The solution to transporting seniors (and juniors and handicapped) will ultimately be automation. Like this:

http://www.PRTProject.com

And oh btw, this will be the most energy efficient transportation possible as well.

gary
Posted by gdstark13
16th Dec 2010
+1 Vote
+ -
RE: A sustainable solution to the senior transportation gap
gdstark13-the PRT system is rather intriguing, but still many, many years away. and it will still require energy. where will that come from? what kind of energy will it be?
Posted by LMelendy
18th Dec 2010
+1 Vote
+ -
RE: A sustainable solution to the senior transportation gap
LMelendy,

You say PRT is many years away. If you mean based on logistics of implementation, that's true. But the fundamental technology is NOT years away. And the fact that PRT is "energy agnostic" is a good thing. That provides flexibility. Personally I suspect we need to build more nuclear plants. Of course one of the great advantages of PRT is it's very energy efficiency. An automated system running on rail is as efficient as you can get.

gary
Posted by gdstark13
20th Dec 2010
+1 Vote
+ -
Similar concept.
I saw a proposal once for an overhead tram type setup that could run on a suspended rail. It would be built around pods that looked like glider cabins on steroids.
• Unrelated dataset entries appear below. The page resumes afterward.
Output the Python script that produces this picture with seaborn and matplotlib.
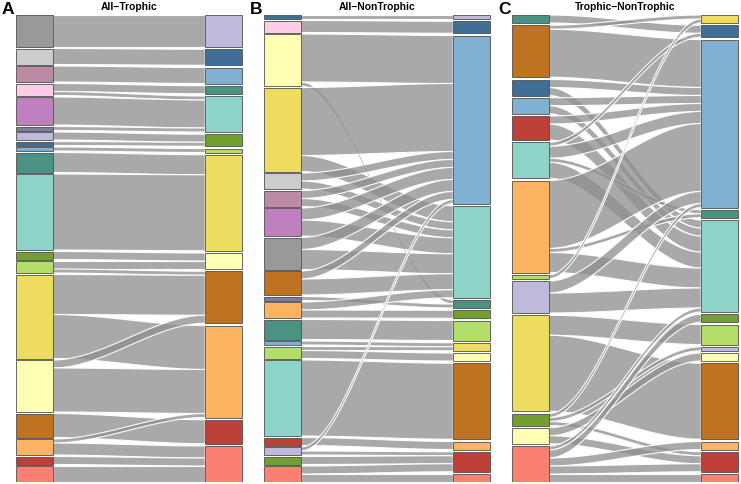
import numpy as np
import matplotlib
matplotlib.use("Agg")
import matplotlib.pyplot as plt
from matplotlib.patches import Rectangle, Polygon
import seaborn as sns

sns.set_theme(style="white")
plt.rcParams['font.family'] = ['Liberation Sans', 'DejaVu Sans']

COLORS = {
    "gray": "#999999", "lgray": "#CCCCCC", "mauve": "#BC8AA2", "pink": "#FCCDE5",
    "purple": "#BF80BF", "slate": "#7C7C9C", "lavender": "#BEBADA", "dblue": "#3F6F96",
    "lblue": "#80B1D3", "teal": "#4A9281", "aqua": "#8DD3C7", "dgreen": "#71A02E",
    "lgreen": "#B3DE69", "yellow": "#EDDC5F", "lyellow": "#FFFFB3", "brown": "#BE7323",
    "orange": "#FDB462", "dred": "#BF4036", "salmon": "#FB8072",
}

# ---------------- Panel A : All -> Trophic ----------------
a_title = "All\u2212Trophic"
a_left = ["gray", "lgray", "mauve", "pink", "purple", "slate", "lavender", "dblue", "lblue",
          "teal", "aqua", "dgreen", "lgreen", "yellow", "lyellow", "brown", "orange", "dred", "salmon"]
a_right = ["lavender", "dblue", "lblue", "teal", "aqua", "dgreen", "lgreen", "yellow",
           "lyellow", "brown", "orange", "dred", "salmon"]
a_src = ["gray", "lgray", "mauve", "pink", "pink", "purple", "slate", "lavender", "dblue",
         "lblue", "teal", "aqua", "dgreen", "lgreen", "lgreen", "yellow", "yellow",
         "lyellow", "lyellow", "brown", "orange", "orange", "dred", "salmon"]
a_dst = ["lavender", "dblue", "lblue", "teal", "aqua", "aqua", "aqua", "dgreen", "dgreen",
         "lgreen", "yellow", "yellow", "lyellow", "lyellow", "brown", "brown", "orange",
         "brown", "orange", "dred", "orange", "salmon", "salmon", "salmon"]
a_n = [8, 4, 4, 2, 1, 7, 1, 2, 1, 1, 5, 19, 2, 2, 1, 10, 11, 2, 11, 6, 1, 3, 2, 4]

# ---------------- Panel B : All -> NonTrophic ----------------
b_title = "All\u2212NonTrophic"
b_left = ["dblue", "pink", "lyellow", "yellow", "lgray", "mauve", "purple", "gray", "brown",
          "slate", "orange", "teal", "lblue", "lgreen", "aqua", "dred", "lavender", "dgreen", "salmon"]
b_right = ["lavender", "dblue", "lblue", "aqua", "teal", "dgreen", "lgreen", "yellow",
           "lyellow", "brown", "orange", "dred", "salmon"]
b_src = ["dblue", "pink", "lyellow", "lyellow", "yellow", "yellow", "lgray", "lgray",
         "mauve", "mauve", "purple", "purple", "gray", "gray", "brown", "brown", "slate",
         "orange", "orange", "teal", "lblue", "lgreen", "lgreen", "aqua", "dred",
         "lavender", "lavender", "dgreen", "salmon", "salmon"]
b_dst = ["lavender", "dblue", "lblue", "teal", "lblue", "aqua", "lblue", "aqua",
         "lblue", "aqua", "lblue", "aqua", "lblue", "aqua", "lblue", "aqua", "teal",
         "aqua", "dgreen", "lgreen", "yellow", "yellow", "lyellow", "brown", "orange",
         "lblue", "dred", "dred", "dred", "salmon"]
b_n = [1, 3, 12, 1, 17, 4, 2, 2, 2, 2, 3, 4, 3, 5, 2, 4, 1, 2, 2, 5, 1, 1, 2, 19, 2,
       1, 1, 2, 2, 2]

# ---------------- Panel C : Trophic -> NonTrophic ----------------
c_title = "Trophic\u2212NonTrophic"
c_left = ["teal", "brown", "dblue", "lblue", "dred", "aqua", "orange", "lgreen", "lavender",
          "yellow", "dgreen", "lyellow", "salmon"]
c_right = ["yellow", "dblue", "lblue", "teal", "aqua", "dgreen", "lgreen", "lavender",
           "lyellow", "brown", "orange", "dred", "salmon"]
c_src = ["teal", "brown", "brown", "dblue", "dblue", "lblue", "lblue", "dred", "dred",
         "aqua", "aqua", "aqua", "aqua", "orange", "orange", "orange", "lgreen",
         "lavender", "lavender", "yellow", "yellow", "dgreen", "dgreen", "dgreen",
         "lyellow", "lyellow", "salmon", "salmon", "salmon", "salmon", "salmon"]
c_dst = ["dblue", "yellow", "lblue", "lblue", "aqua", "lblue", "aqua", "lblue", "aqua",
         "dblue", "lblue", "teal", "aqua", "lblue", "teal", "aqua", "yellow",
         "lblue", "aqua", "lgreen", "brown", "lblue", "lavender", "dred",
         "lyellow", "dred", "aqua", "dgreen", "orange", "dred", "salmon"]
c_n = [2, 1, 12, 2, 2, 2, 2, 2, 4, 1, 3, 1, 4, 17, 1, 5, 1, 3, 5, 5, 19, 1, 1, 1,
       2, 2, 1, 2, 2, 2, 2]

GAP_TOTAL = 6.75      # total gap per axis, in count units
BW = 37 / 227         # stratum width as a fraction of panel width
FLOW_FC = (0.565, 0.565, 0.565, 0.77)


def stack(order, sizes):
    gap = GAP_TOTAL / (len(order) - 1)
    pos, y = {}, 0.0
    for c in order:
        pos[c] = y
        y += sizes[c] + gap
    return pos


def draw_panel(ax, left, right, src, dst, n):
    lsz = {c: 0 for c in left}
    rsz = {c: 0 for c in right}
    for s, d, k in zip(src, dst, n):
        lsz[s] += k
        rsz[d] += k
    total = sum(n)
    lpos = stack(left, lsz)
    rpos = stack(right, rsz)
    idx = range(len(n))
    lorder = sorted(idx, key=lambda i: (left.index(src[i]), right.index(dst[i])))
    rorder = sorted(idx, key=lambda i: (right.index(dst[i]), left.index(src[i])))
    ly, ry = {}, {}
    cur = dict(lpos)
    for i in lorder:
        ly[i] = cur[src[i]]
        cur[src[i]] += n[i]
    cur = dict(rpos)
    for i in rorder:
        ry[i] = cur[dst[i]]
        cur[dst[i]] += n[i]
    t = np.linspace(0, 1, 80)
    s = t * t * (3 - 2 * t)
    x = BW + (1 - 2 * BW) * t
    for i in idx:
        top = ly[i] + (ry[i] - ly[i]) * s
        bot = ly[i] + n[i] + (ry[i] - ly[i]) * s
        verts = np.vstack([np.column_stack([x, top]), np.column_stack([x[::-1], bot[::-1]])])
        ax.add_patch(Polygon(verts, closed=True, facecolor=FLOW_FC,
                             edgecolor=(1, 1, 1, 0.95), lw=0.8, zorder=2))
    for c in left:
        ax.add_patch(Rectangle((0, lpos[c]), BW, lsz[c], facecolor=COLORS[c],
                               edgecolor=(0.3, 0.3, 0.3, 0.85), lw=0.7, zorder=3))
    for c in right:
        ax.add_patch(Rectangle((1 - BW, rpos[c]), BW, rsz[c], facecolor=COLORS[c],
                               edgecolor=(0.3, 0.3, 0.3, 0.85), lw=0.7, zorder=3))
    ax.set_xlim(-0.004, 1.004)
    ax.set_ylim(total + GAP_TOTAL, 0)
    ax.axis("off")


W, H = 741, 484
fig = plt.figure(figsize=(W / 100, H / 100), dpi=100)
panels = [
    (15, a_title, "A", a_left, a_right, a_src, a_dst, a_n),
    (263, b_title, "B", b_left, b_right, b_src, b_dst, b_n),
    (511, c_title, "C", c_left, c_right, c_src, c_dst, c_n),
]
for x0, title, letter, left, right, src, dst, n in panels:
    ax = fig.add_axes([x0 / W, 2 / H, 228 / W, 467 / H])
    draw_panel(ax, left, right, src, dst, n)
    fig.text((x0 + 114) / W, 1 - 6.5 / H, title, ha="center", va="center",
             fontsize=7.4, fontweight="bold", color="black")
    fig.text((x0 - 13) / W, 1 - 9.5 / H, letter, ha="left", va="center",
             fontsize=12.5, fontweight="bold", color="black")

fig.savefig("out.png", dpi=100, facecolor="white")
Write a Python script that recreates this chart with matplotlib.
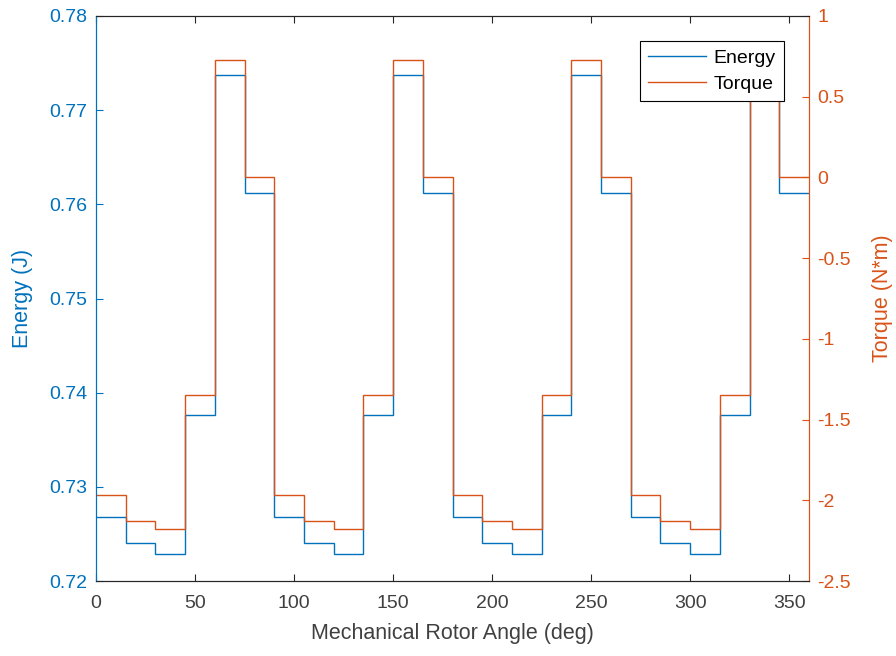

You would select your destination via a touch screen. The traffic management would use IP routing logic to bypass congestion and route you via the fastest route at that moment. Simple collision avoidance radar and air bags would be cost effective safety features.

Cargo pods would run to and from facilities like USPS, UPS, FEDEX and the businesses they serve via spur lines into major businesses. Local mailboxes could be parked pods on simple spurs that automatically run back to the shipper on regular schedules.

Monitoring traffic patterns would allow the construction of holding areas that would hold pods close by and feed pods to popular commuting stations at the correct times. This saves on having a station hold 200 pods. The holding areas would be a simple vertical column of looping rails. A very compact design for urban areas.

Streets could be used only for large vehicles or completely eliminated where possible.